The “Clicks and Mortar” stores will provide an outlet for online retailers to connect with shoppers, and could provide a shot in the arm for flagging high streets. Around one in eight of the UK’s nearly 600,000 physical retail units are vacant, according to data from analysts the Local Data Company – though that’s down from a recent vacancy high of 13.9 per cent at the start of 2014.
The high number of vacancies is due to a number of reasons including austerity depleting the average shopper’s expendable income, but also a shift in the way we shop. Many of us browse in physical stores, then head home and buy items online for less.
“If we look historically, vacancies have been coming down over the last three years even though online growth has come in the last three years,” says Ronald Nyakairu of the Local Data Company. Still, in 2018, nearly 50,000 stores closed – including major brands such as Toys R Us and House of Fraser.
“It’s a positive move,” says Graham Soult, an independent retail analyst. “If you look at the way online retail and bricks and mortar retail are intersecting, it certainly isn’t unusual for online businesses to want to grow a presence in the physical space. That is a common trend. If Amazon can help enable that, that’s good, but it certainly isn’t to say that kind of thing isn’t happening all over the place already.”
Initially-online retailers such as female fashion shop Missguided have opened physical stores, while quirky retailer Etsy has previously opened a number of pop-up shops in Oxfordshire. Doing so helps build brand loyalty, says Soult. “There is often great merit in having a place where people can see, touch and engage with products, meet the people behind those products, and have that brand touchpoint. That isn’t as easy to create in a really engaging, joyful way online as it is in the real world.”
Nor is Clicks and Mortar Amazon’s first step into offline retail: the company has a plan to open 3,000 Amazon Go grocery stores, fully automated, staffless supermarkets within three years, while it also has a presence in Whole Food stores across the United States and UK. “Amazon has been gently making inroads into the physical space for a while.”
For the firms taking part in Manchester’s pop-up shop trial, it’s a boon. Manchester-based business Swifty Scooters is one of the first to be selected for the Clicks and Mortar trial. The company has been operating since 2011, but having an offline presence is a benefit, says the company’s Lauren Siddall. “When it comes to scooters, a lot of the customers we have want to see what the product is like to ride.” The firm does offer people access to its headquarters in Salford, but that doesn’t benefit from passing custom. “It’s not on the high street so we don’t get footfall as you do in the city centre. There’s an appeal in allowing our brand to expand across different markets.”

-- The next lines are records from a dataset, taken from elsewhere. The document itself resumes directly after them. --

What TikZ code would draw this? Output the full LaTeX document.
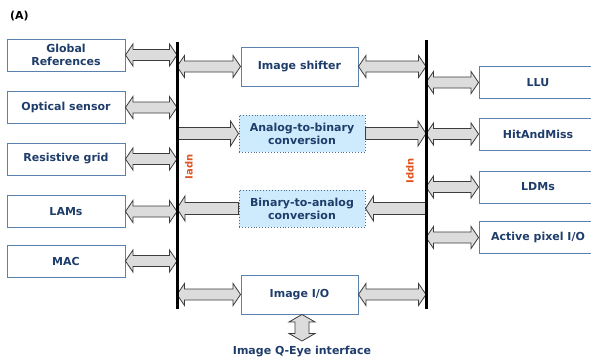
\documentclass[tikz,border=0pt]{standalone}
\usepackage{fontspec}
\setmainfont{DejaVu Sans}
\usetikzlibrary{calc}
\definecolor{boxline}{HTML}{5B82AE}
\definecolor{txt}{HTML}{1F3D6B}
\definecolor{lblue}{HTML}{CDEBFC}
\definecolor{dotline}{HTML}{4A6F96}
\definecolor{busred}{HTML}{E0521F}
\definecolor{arrfill}{HTML}{DCDCDC}
\definecolor{arrline}{HTML}{3C3C3C}
\tikzset{
  box/.style={draw=boxline, line width=0.9pt, fill=white, minimum width=118pt,
    minimum height=32pt, inner sep=0pt, font=\bfseries\fontsize{11}{13}\selectfont,
    text=txt, align=center},
  convbox/.style={box, draw=dotline, dotted, fill=lblue, minimum width=126pt,
    minimum height=37pt, line width=1pt},
  blk/.style={fill=arrfill, draw=arrline, line width=0.8pt, line join=miter},
  bus/.style={line width=3pt, black},
  buslabel/.style={text=busred, font=\bfseries\fontsize{10}{12}\selectfont, rotate=90, inner sep=0pt},
  plain/.style={font=\bfseries\fontsize{11}{13}\selectfont, inner sep=0pt}
}
% horizontal double-headed block arrow
\newcommand\dblarr[2]{%
  \draw[blk] let \p1=#1, \p2=#2, \n1={sign(\x2-\x1)} in
    (\x1,\y1) -- ({\x1+(\n1)*7.5pt},{\y1+11pt}) -- ({\x1+(\n1)*7.5pt},{\y1+5.5pt})
    -- ({\x2-(\n1)*7.5pt},{\y1+5.5pt}) -- ({\x2-(\n1)*7.5pt},{\y1+11pt}) -- (\x2,\y1)
    -- ({\x2-(\n1)*7.5pt},{\y1-11pt}) -- ({\x2-(\n1)*7.5pt},{\y1-5.5pt})
    -- ({\x1+(\n1)*7.5pt},{\y1-5.5pt}) -- ({\x1+(\n1)*7.5pt},{\y1-11pt}) -- cycle;}
% horizontal single-headed block arrow, head at #2
\newcommand\sglarr[2]{%
  \draw[blk] let \p1=#1, \p2=#2, \n1={sign(\x2-\x1)} in
    (\x1,{\y1+6pt}) -- ({\x2-(\n1)*8pt},{\y1+6pt}) -- ({\x2-(\n1)*8pt},{\y1+12.5pt})
    -- (\x2,\y1) -- ({\x2-(\n1)*8pt},{\y1-12.5pt}) -- ({\x2-(\n1)*8pt},{\y1-6pt})
    -- (\x1,{\y1-6pt}) -- cycle;}
% vertical double-headed block arrow
\newcommand\vdblarr[2]{%
  \draw[blk] let \p1=#1, \p2=#2, \n1={sign(\y2-\y1)} in
    (\x1,\y1) -- ({\x1+13pt},{\y1+(\n1)*7.5pt}) -- ({\x1+7pt},{\y1+(\n1)*7.5pt})
    -- ({\x1+7pt},{\y2-(\n1)*7.5pt}) -- ({\x1+13pt},{\y2-(\n1)*7.5pt}) -- (\x1,\y2)
    -- ({\x1-13pt},{\y2-(\n1)*7.5pt}) -- ({\x1-7pt},{\y2-(\n1)*7.5pt})
    -- ({\x1-7pt},{\y1+(\n1)*7.5pt}) -- ({\x1-13pt},{\y1+(\n1)*7.5pt}) -- cycle;}
\begin{document}
\begin{tikzpicture}[x=1pt,y=-1pt]
\useasboundingbox (0,0) rectangle (591,359);
\clip (0,0) rectangle (591,359);
\fill[white] (0,0) rectangle (591,359);

\node[plain, anchor=west] (title) at (10,16) {(A)};

% bus coordinates
\coordinate (lbt) at (177,42);
\coordinate (lbb) at (177,309);
\coordinate (rbt) at (426,40);
\coordinate (rbb) at (426,309);

% left boxes
\node[box] (gr)  at (66,55)    {Global\\References};
\node[box] (os)  at (66,107.5) {Optical sensor};
\node[box] (rg)  at (66,159)   {Resistive grid};
\node[box] (lam) at (66,211.5) {LAMs};
\node[box] (mac) at (66,261)   {MAC};

% centre boxes
\node[box, minimum width=117pt, minimum height=39pt] (ish) at (299.5,66.5) {Image shifter};
\node[convbox] (a2b) at (302,133.5) {Analog-to-binary\\conversion};
\node[convbox] (b2a) at (302,208.5) {Binary-to-analog\\conversion};
\node[box, minimum width=117pt, minimum height=39pt] (io) at (299.5,294.5) {Image I/O};

% right boxes
\node[box] (llu) at (538,82.5)  {LLU};
\node[box] (ham) at (538,134)   {HitAndMiss};
\node[box] (ldm) at (538,187)   {LDMs};
\node[box] (api) at (538,237.5) {Active pixel I/O};

% interface label
\coordinate (qend) at (302,341);
\node[plain, text=txt] (qeye) at (302,352) {Image Q-Eye interface};

% left arrows
\dblarr{(gr.east)}{(gr.east -| lbt)}
\dblarr{(os.east)}{(os.east -| lbt)}
\dblarr{(rg.east)}{(rg.east -| lbt)}
\dblarr{(lam.east)}{(lam.east -| lbt)}
\dblarr{(mac.east)}{(mac.east -| lbt)}

% centre arrows
\dblarr{(ish.west -| lbt)}{(ish.west)}
\dblarr{(ish.east)}{(ish.east -| rbt)}
\sglarr{(a2b.west -| lbt)}{(a2b.west)}
\sglarr{(a2b.east)}{(a2b.east -| rbt)}
\sglarr{(b2a.east -| rbt)}{(b2a.east)}
\sglarr{(b2a.west)}{(b2a.west -| lbt)}
\dblarr{(io.west -| lbt)}{(io.west)}
\dblarr{(io.east)}{(io.east -| rbt)}
\vdblarr{(io.south -| qend)}{(qend)}

% right arrows
\dblarr{(llu.west -| rbt)}{(llu.west)}
\dblarr{(ham.west -| rbt)}{(ham.west)}
\dblarr{(ldm.west -| rbt)}{(ldm.west)}
\dblarr{(api.west -| rbt)}{(api.west)}

% buses
\draw[bus] (lbt) -- (lbb);
\draw[bus] (rbt) -- (rbb);
\node[buslabel] (iadn) at (189,167) {Iadn};
\node[buslabel] (iddn) at (410,171) {Iddn};
\end{tikzpicture}
\end{document}
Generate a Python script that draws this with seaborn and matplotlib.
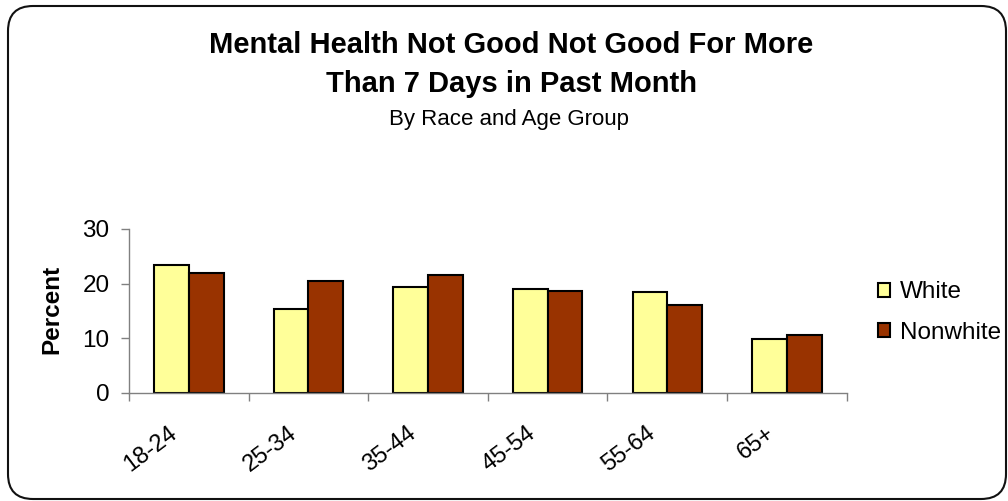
import pandas as pd
import matplotlib
matplotlib.use("Agg")
import matplotlib.pyplot as plt
import seaborn as sns
from matplotlib.patches import FancyBboxPatch
from matplotlib.transforms import IdentityTransform, offset_copy

# dados
age_groups = ['18-24', '25-34', '35-44', '45-54', '55-64', '65+']
white = [23.4, 15.4, 19.4, 19.0, 18.4, 9.9]
nonwhite = [22.0, 20.5, 21.6, 18.7, 16.1, 10.6]
series = ['White', 'Nonwhite']
cores = {'White': '#FFFF99', 'Nonwhite': '#993300'}

df = pd.DataFrame({
    'Age': age_groups * 2,
    'Percent': white + nonwhite,
    'Race': ['White'] * len(age_groups) + ['Nonwhite'] * len(age_groups),
})

sns.set_theme(style="white")
plt.rcParams['font.family'] = ['Liberation Sans', 'DejaVu Sans']
plt.rcParams['text.color'] = 'black'
plt.rcParams['xtick.color'] = 'black'
plt.rcParams['ytick.color'] = 'black'

fig = plt.figure(figsize=(10.08, 5.01), dpi=100)
ax = fig.add_axes([0.128, 0.2156, 0.712, 0.3274])

sns.barplot(data=df, x='Age', y='Percent', hue='Race', hue_order=series,
            order=age_groups, palette=cores, saturation=1, width=0.58, gap=0,
            edgecolor='black', linewidth=1.5, errorbar=None, ax=ax)

ax.set_xlim(-0.5, len(age_groups) - 0.5)
ax.set_ylim(0, 30)
ax.set_yticks([0, 10, 20, 30])
ax.set_xlabel('')
ax.set_ylabel('')

# marcas entre as categorias
ax.set_xticks([i - 0.5 for i in range(len(age_groups) + 1)], minor=True)
ax.set_xticks(range(len(age_groups)))
ax.tick_params(axis='x', which='major', bottom=True, length=0, pad=21)
ax.tick_params(axis='x', which='minor', bottom=True, length=6, width=1,
               color='#808080', direction='out')
ax.tick_params(axis='y', left=True, length=6, width=1, color='#808080',
               labelcolor='black', direction='out', labelsize=17.5, pad=8)
ax.set_xticklabels(age_groups, rotation=37, ha='right', rotation_mode='anchor',
                   fontsize=17, color='black')
for lbl in ax.get_xticklabels():
    lbl.set_transform(offset_copy(lbl.get_transform(), fig=fig, x=-21, y=0, units='dots'))

for s in ['top', 'right']:
    ax.spines[s].set_visible(False)
for s in ['left', 'bottom']:
    ax.spines[s].set_color('#808080')
    ax.spines[s].set_linewidth(1)

leg = ax.legend(loc='center left', bbox_to_anchor=(1.01, 0.49), frameon=False,
                fontsize=17.5, handlelength=0.5, handleheight=0.5, labelspacing=0.75,
                handletextpad=0.4, borderaxespad=0.6)
for t in leg.get_texts():
    t.set_color('black')

fig.text(0.507, 0.910, 'Mental Health Not Good Not Good For More', ha='center', va='center',
         fontsize=21, fontweight='bold')
fig.text(0.507, 0.832, 'Than 7 Days in Past Month', ha='center', va='center',
         fontsize=21, fontweight='bold')
fig.text(0.505, 0.762, 'By Race and Age Group', ha='center', va='center', fontsize=16)
fig.text(0.051, 0.383, 'Percent', rotation=90, ha='center', va='center',
         fontsize=17.5, fontweight='bold')

# moldura arredondada
borda = FancyBboxPatch((8 + 25, 2 + 25), 998 - 50, 493 - 50,
                       boxstyle='round,pad=25', transform=IdentityTransform(),
                       facecolor='none', edgecolor='#111111', linewidth=1.5)
fig.patches.append(borda)

fig.savefig('out.png', dpi=100)
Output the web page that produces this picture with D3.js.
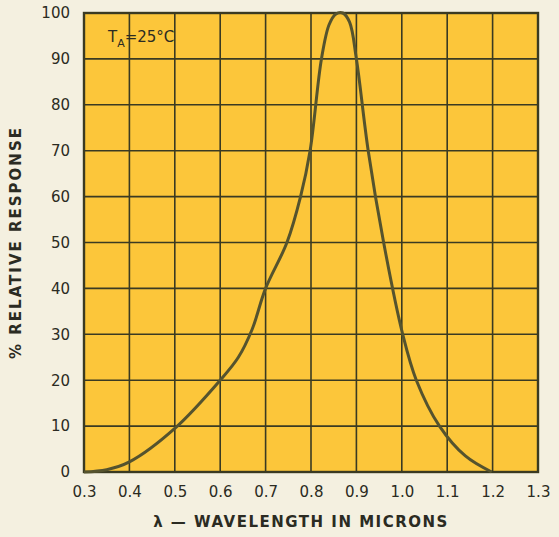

Whether the idea will expand further is yet to be seen – and could be dependent on the success of this initial Manchester shop. However, the circumstances that Amazon has currently enabled on the physical high street allow them precisely to engage with this test. “They’re probably able to negotiate better rates than they would three years ago when the high street was healthier,” says Nyakiru. “It’s quite attractive at the moment because there are a lot of empty shops, a lot of supply of space and not much demand. In the past landlords wouldn’t have been interested in a six month lease, they’d have been looking for three or five years.”
Will Amazon, destroyer of the high street, end up being its saviour? Opinion is split. “There are always exciting, new independents coming forward, and if we can help those businesses to succeed a bit more and have some of them grow into their own shops in due course, that’s the way of sustaining the high street,” says Soult. But Nyakairu is more sceptical. “It’s an initial move, but still needs to be taken into the context of a much wider market. If you think about the 50,000 stores that closed last year and the 10 Amazon are adding, it’s a small way of accounting for the loss of shops on the high street.”